Some years ago, on a trip to Krabi from our hotel, which recommended an elephant sanctuary to visit. The elephants seemed in good health with plenty of space, food, water and natural terrain.
But the handlers – known as mahmouts – each wielded a bull hook or ankus, which are long metal hooks attached to wooden sticks the mahmouts use to first ‘break’ the wild elephants, train them and ultimately control them.
Looking back on our experience there with what we know now, this place certainly wasn’t the worst of the so-called elephant sanctuaries, but it was by no means the best either.
Recently, we were lucky enough to hear Lindsay Hartley-Backhouse from World Animal Protection speak at a travel writers convention (ASTW) in Bangkok about elephants in Thailand.
Here are her tips for knowing the good elephant sanctuaries from the bad ones.
7 ways to spot a safe elephant sanctuary
1. Don’t rely on the name
Names like ‘sanctuary’ and ‘retirement home’ all sound good but don’t necessarily mean anything. Don’t rely on prima facie advertising – do your research and make sure – if you want to see elephants in Thailand – that you’re going to the right place.
2. Look don’t touch
Getting close enough to touch the elephants means the people involved probably haven’t used positive techniques to care for the animals.
To be able to get close enough to a wild elephant to touch them means they probably will have been ‘broken’ at some stage. If you can ride the elephants, you’re looking at a bad centre – get out of there.
3. Do the elephants look happy?
Elephants showing natural behaviour and are able to behave naturally show what kind of place you’re visiting. Check to see if the elephants are able to be social together, to browse and graze at will. If there are signs distress – head-shaking or swaying – walk away.
4. No sign of baby elephants
Breeding in captivity isn’t usually elephant-friendly – orphanages like you see in Sri Lanka are a different story.
5. Elephants are treated with respect and kindness
One easy way to check this is if the mahmouts are at an appropriate distance and either no sign of bull hooks or are there for emergency use only. Be aware that even a stick can have a nail hammered into it which can still operate as a bull hook or ankus. Some mahmouts just carry a nail in their hand to use as a clandestine ankus, which is of course harder to spot.
6. Signs of education
Good centres will want to educate visitors about conservation. If there’s more to the centre than just being able to see the elephants, and the staff there are keen to tell you more about the elephants’ habits and environment, it’s a good sign.
The truth of the matter is the good ones will probably be more expensive. They pay the mahmouts properly, the elephants will have more space and are properly fed, and employees will be better versed in education and conservation.
Most importantly of all:
If centre says ‘elephants are domesticated’, it’s not a good sign.

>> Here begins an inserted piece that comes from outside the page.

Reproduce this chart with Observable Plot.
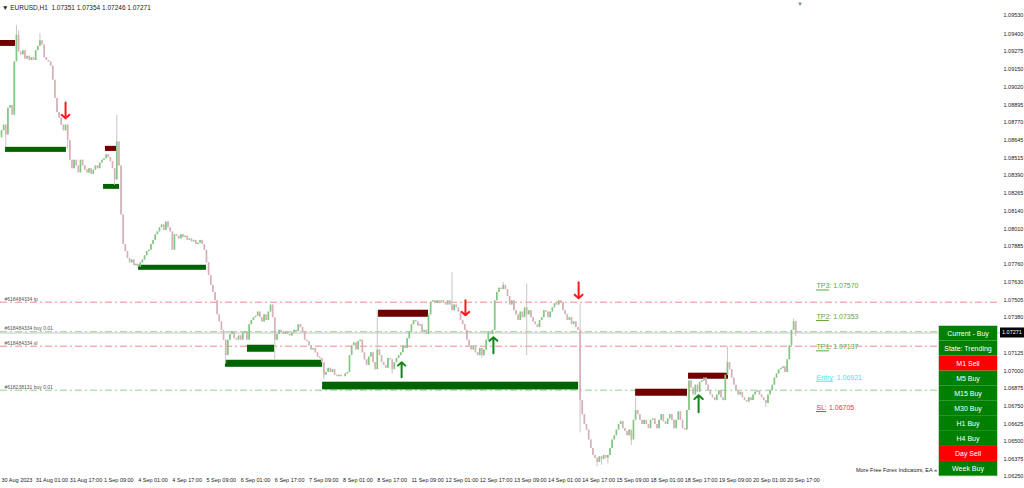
<!DOCTYPE html>
<html><head><meta charset="utf-8">
<script src="https://cdn.jsdelivr.net/npm/d3@7"></script>
<script src="https://cdn.jsdelivr.net/npm/@observablehq/plot@0.6"></script>
<style>
html,body{margin:0;padding:0;background:#fff;}
#chart{position:relative;width:1024px;height:488px;overflow:hidden;}
svg{display:block}
</style></head><body><div id="chart"></div>
<script>
// EURUSD H1 closes, one per bar, from 30 Aug 2023 09:00 to 20 Sep 2023 21:00
const closes = [
1.0871,1.0875,1.0868,1.0887,1.0889,1.0882,1.0920,1.0939,1.0927,1.0925,
1.0928,1.0922,1.0924,1.0921,1.0923,1.0921,1.0928,1.0931,1.0935,1.0932,
1.0923,1.0921,1.0920,1.0917,1.0907,1.0894,1.0884,1.0880,1.0875,1.0871,
1.0875,1.0864,1.0850,1.0844,1.0850,1.0846,1.0841,1.0850,1.0846,1.0843,
1.0841,1.0844,1.0840,1.0843,1.0846,1.0844,1.0848,1.0850,1.0851,1.0854,
1.0852,1.0849,1.0844,1.0836,1.0863,1.0846,1.0811,1.0790,1.0785,1.0780,
1.0777,1.0779,1.0775,1.0776,1.0774,1.0777,1.0779,1.0782,1.0785,1.0786,
1.0790,1.0793,1.0797,1.0799,1.0802,1.0804,1.0800,1.0806,1.0802,1.0799,
1.0786,1.0797,1.0796,1.0794,1.0797,1.0795,1.0796,1.0793,1.0794,1.0792,
1.0793,1.0790,1.0791,1.0793,1.0790,1.0786,1.0777,1.0768,1.0761,1.0756,
1.0750,1.0740,1.0735,1.0729,1.0722,1.0711,1.0722,1.0726,1.0728,1.0723,
1.0722,1.0725,1.0722,1.0727,1.0728,1.0722,1.0733,1.0736,1.0738,1.0739,
1.0742,1.0738,1.0735,1.0740,1.0736,1.0742,1.0747,1.0738,1.0722,1.0726,
1.0729,1.0728,1.0726,1.0728,1.0726,1.0725,1.0727,1.0729,1.0728,1.0733,
1.0731,1.0728,1.0722,1.0721,1.0718,1.0715,1.0716,1.0713,1.0710,1.0709,
1.0706,1.0697,1.0699,1.0702,1.0699,1.0701,1.0697,1.0696,1.0697,1.0696,
1.0696,1.0698,1.0699,1.0711,1.0718,1.0720,1.0715,1.0721,1.0722,1.0713,
1.0708,1.0704,1.0710,1.0713,1.0706,1.0701,1.0715,1.0711,1.0706,1.0704,
1.0702,1.0709,1.0708,1.0701,1.0706,1.0709,1.0711,1.0713,1.0718,1.0716,
1.0723,1.0728,1.0733,1.0736,1.0735,1.0732,1.0733,1.0728,1.0729,1.0726,
1.0740,1.0749,1.0750,1.0748,1.0750,1.0749,1.0750,1.0748,1.0747,1.0750,
1.0747,1.0743,1.0747,1.0745,1.0742,1.0736,1.0733,1.0729,1.0722,1.0718,
1.0715,1.0718,1.0713,1.0711,1.0716,1.0711,1.0715,1.0722,1.0728,1.0726,
1.0729,1.0750,1.0756,1.0759,1.0758,1.0761,1.0758,1.0753,1.0747,1.0750,
1.0743,1.0740,1.0736,1.0742,1.0738,1.0745,1.0740,1.0743,1.0738,1.0735,
1.0733,1.0731,1.0736,1.0738,1.0743,1.0742,1.0738,1.0742,1.0745,1.0748,
1.0747,1.0750,1.0749,1.0743,1.0740,1.0736,1.0738,1.0733,1.0735,1.0731,
1.0729,1.0679,1.0669,1.0662,1.0658,1.0651,1.0645,1.0640,1.0638,1.0635,
1.0639,1.0637,1.0640,1.0638,1.0640,1.0645,1.0651,1.0654,1.0658,1.0662,
1.0664,1.0659,1.0657,1.0654,1.0658,1.0651,1.0665,1.0672,1.0669,1.0665,
1.0662,1.0665,1.0662,1.0659,1.0665,1.0666,1.0662,1.0659,1.0665,1.0669,
1.0664,1.0662,1.0666,1.0669,1.0665,1.0659,1.0665,1.0671,1.0665,1.0659,
1.0658,1.0672,1.0693,1.0688,1.0683,1.0690,1.0685,1.0692,1.0693,1.0695,
1.0690,1.0686,1.0683,1.0681,1.0679,1.0683,1.0686,1.0681,1.0679,1.0697,
1.0706,1.0701,1.0695,1.0690,1.0686,1.0683,1.0685,1.0681,1.0679,1.0678,
1.0681,1.0679,1.0683,1.0685,1.0686,1.0683,1.0681,1.0679,1.0677,1.0683,
1.0686,1.0690,1.0695,1.0698,1.0701,1.0702,1.0703,1.0699,1.0708,1.0718,
1.0729,1.07351,1.07271
];
const firstOpen = 1.0866;
// bars whose wicks reach beyond the body: [bar, high, low]
const wickExtremes = [
[2,null,1.0859],[7,1.0946,null],[8,1.0942,null],[18,1.0940,null],[25,1.0900,null],[31,null,1.0858],
[53,null,1.0832],[54,1.0882,null],[98,1.0766,null],[105,null,1.0705],[128,null,1.0708],
[151,null,1.0694],[176,1.0743,null],[183,null,1.0698],[211,1.0770,null],[225,null,1.0709],
[235,1.0763,null],[246,1.0762,1.0711],[271,1.0748,1.0656],[279,null,1.0632],[281,null,1.0633],
[284,null,1.0634],[295,null,1.0647],[297,1.0681,null],[340,1.0717,null],[358,null,1.0674],
[371,1.0737,null],[372,1.07354,1.07246]
];
const xLabelBars = [0,16,32,48,64,80,96,112,128,144,160,176,192,208,224,240,256,272,288,304,320,336,352,368];
const xLabels = ["30 Aug 2023","31 Aug 01:00","31 Aug 17:00","1 Sep 09:00","4 Sep 01:00","4 Sep 17:00","5 Sep 09:00","6 Sep 01:00","6 Sep 17:00","7 Sep 09:00","8 Sep 01:00","8 Sep 17:00","11 Sep 09:00","12 Sep 01:00","12 Sep 17:00","13 Sep 09:00","14 Sep 01:00","14 Sep 17:00","15 Sep 09:00","18 Sep 01:00","18 Sep 17:00","19 Sep 09:00","20 Sep 01:00","20 Sep 17:00"];
const yTicks = [1.09530,1.09400,1.09275,1.09150,1.09020,1.08895,1.08770,1.08645,1.08515,1.08390,1.08265,1.08140,1.08010,1.07885,1.07760,1.07630,1.07505,1.07380,1.07125,1.07000,1.06875,1.06750,1.06625,1.06500,1.06375,1.06250];
// supply (sell) / demand (buy) zones: bar start, bar end, top, bottom
const zoneKind   = ["sell","buy","sell","buy","buy","buy","buy","buy","sell","sell","sell"];
const zoneStart  = [-0.5, 1.9, 48.7, 47.8, 64.2, 115.2, 104.9, 150.4, 176.6, 297.0, 321.8];
const zoneEnd    = [6.6, 30.4, 53.9, 55.3, 96.0, 127.9, 150.4, 270.3, 200.0, 321.3, 340.5];
const zoneTop    = [1.09352,1.08592,1.08599,1.08328,1.07753,1.07184,1.07077,1.06921,1.07433,1.06871,1.06985];
const zoneBottom = [1.09310,1.08556,1.08563,1.08293,1.07717,1.07134,1.07027,1.06866,1.07383,1.06821,1.06942];
// order lines
const levelPrice = [1.07490, 1.07280, 1.07177, 1.06864];
const levelLabel = ["#618484334 tp","#618484334 buy 0.01","#618484334 sl","#618238131 buy 0.01"];
const levelKind  = ["stop","buy","stop","buy"];
const bid = 1.07271;
// signal arrows: bar, tail price, head price
const signalBar  = [30, 217.3, 270.3, 187.4, 230.4, 326.5];
const signalFrom = [1.08911, 1.07504, 1.07632, 1.06956, 1.07127, 1.06707];
const signalTo   = [1.08798, 1.07397, 1.07518, 1.07063, 1.07241, 1.06828];
const signalSide = ["sell","sell","sell","buy","buy","buy"];
// trade targets
const targetName  = ["TP3","TP2","TP1","Entry","SL"];
const targetPrice = [1.07570, 1.07353, 1.07137, 1.06921, 1.06705];
// dashboard
const panelRows = ["Current - Buy","State: Trending","M1 Sell","M5 Buy","M15 Buy","M30 Buy","H1 Buy","H4 Buy","Day Sell","Week Buy"];
const panelSide = ["buy","buy","sell","buy","buy","buy","buy","buy","sell","buy"];
const header = "EURUSD,H1  1.07351 1.07354 1.07246 1.07271";

const ext = new Map(wickExtremes.map(([i,h,l]) => [i, {h, l}]));
const bars = closes.map((c, i) => {
  const o = i ? closes[i-1] : firstOpen;
  const e = ext.get(i) || {};
  return {i, open: o, close: c,
    high: Math.max(o, c, e.h ?? -Infinity),
    low: Math.min(o, c, e.l ?? Infinity)};
});
const zones = zoneKind.map((k, j) => ({k, x1: zoneStart[j], x2: zoneEnd[j], top: zoneTop[j], bottom: zoneBottom[j]}));
const levels = levelPrice.map((p, j) => ({p, label: levelLabel[j], k: levelKind[j]}));
const signals = signalBar.map((b, j) => ({b, from: signalFrom[j], to: signalTo[j], s: signalSide[j]}));
const tcol = {TP3:"#5ea83a", TP2:"#5ea83a", TP1:"#5ea83a", Entry:"#4fe0f0", SL:"#ff3030"};
const ulen = {TP3:6.1, TP2:6.1, TP1:6.1, Entry:8.0, SL:4.7};
const targets = targetName.map((n, j) => ({n, p: targetPrice[j]}));
const tx = 381.7;

const chart = Plot.plot({
  width: 1024, height: 488,
  marginLeft: 0, marginRight: 24, marginTop: 0, marginBottom: 12,
  x: {type: "linear", domain: [-0.468, 467.9]},
  y: {domain: [1.0625, 1.096367]},
  style: {background: "#fff", fontFamily: "'Liberation Sans', Arial, sans-serif", fontSize: "5.5px", color: "#222"},
  marks: [
    Plot.ruleY(levels, {y: "p", stroke: d => d.k === "stop" ? "#f08a8a" : "#8fd48f", strokeWidth: 1, strokeDasharray: "7,3,2,3"}),
    Plot.ruleY([bid], {stroke: "#c4c4c4", strokeWidth: 1}),
    Plot.text(levels, {x: 1.4, y: "p", text: "label", textAnchor: "start", lineAnchor: "bottom", dy: -1.5, fontSize: 5, fill: "#555"}),
    Plot.rect(zones, {x1: "x1", x2: "x2", y1: "bottom", y2: "top", fill: d => d.k === "sell" ? "#6e0000" : "#006400"}),
    Plot.ruleX(bars, {x: "i", y1: "low", y2: "high", stroke: "#cbc3c5", strokeWidth: 1}),
    Plot.ruleX(bars, {x: "i", y1: "open", y2: "close", stroke: d => d.close >= d.open ? "#82c882" : "#d8b0b8", strokeWidth: 1.7}),
    Plot.arrow(signals, {x1: "b", x2: "b", y1: "from", y2: "to", stroke: d => d.s === "sell" ? "#ff1a1a" : "#11861a", strokeWidth: 2, headLength: 8, headAngle: 95}),
    Plot.text(targets, {x: tx, y: "p", text: d => `${d.n}: ${d.p.toFixed(5)}`, fill: d => tcol[d.n], textAnchor: "start", lineAnchor: "bottom", dy: -2.5, fontSize: 7}),
    Plot.ruleY(targets, {y: "p", x1: tx, x2: d => tx + ulen[d.n], stroke: d => tcol[d.n], dy: -1, strokeWidth: 1}),
    Plot.axisY(yTicks, {anchor: "right", tickSize: 0, tickPadding: 3, tickFormat: d => d.toFixed(5), fontSize: 5.5, fill: "#222"}),
    Plot.axisX(xLabelBars, {anchor: "bottom", tickSize: 0, tickPadding: 2, tickFormat: (d, j) => xLabels[j], textAnchor: "start", fontSize: 5.5, fill: "#222"})
  ]
});
document.getElementById("chart").append(chart);

const svg = d3.select(chart);
const y = chart.scale("y");
const py = y.apply(bid);
const txt = (x, yy, s, size, fill, anchor = "start") =>
  svg.append("text").attr("x", x).attr("y", yy).attr("font-size", size).attr("fill", fill)
    .attr("text-anchor", anchor).text(s);
svg.append("rect").attr("x", 1000).attr("y", py - 5).attr("width", 24).attr("height", 10).attr("fill", "#000");
txt(1002, py + 2, bid.toFixed(5), 5.5, "#fff");
txt(2, 9.5, "▼ " + header, 6.5, "#222");
txt(797, 6, "▼", 6, "#888");

const top0 = 325.5, rowH = 15.05, px = 938.5, pw = 59;
panelRows.forEach((t, j) => {
  svg.append("rect").attr("x", px).attr("y", top0 + j * rowH).attr("width", pw).attr("height", rowH)
    .attr("fill", panelSide[j] === "sell" ? "#ff0000" : "#008000");
  txt(px + pw / 2, top0 + j * rowH + rowH / 2 + 2.5, t, 7, "#fff", "middle");
});
svg.append("rect").attr("x", px).attr("y", top0).attr("width", pw).attr("height", rowH * panelRows.length)
  .attr("fill", "none").attr("stroke", "#cfe3cf").attr("stroke-width", 0.8);
txt(937, 472, "More Free Forex Indicators, EA »", 5.5, "#222", "end");
</script></body></html>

Online resources to help your research for the right Thailand elephant sanctuaries
As of 2014, Intrepid Travel no longer sells, promotes or recommends tours to places where you can ride elephants.
World Animal Protection is a global organisation focused on bringing welfare for animals to the forefront. Here’s one of their articles on elephant tourism in Thailand.
Thailand Elephants is a charity specifically aimed at making a change to the welfare of elephants in Thailand. Their site is a great resource for people researching where to go and experience elephants in Thailand.
Elephants and humans have had a relationship for hundreds of years, but it hasn’t always been the most equitable. It’s now time for humans to recognise that elephants really are one of the world’s finest assets.
And now we know better, we must do better.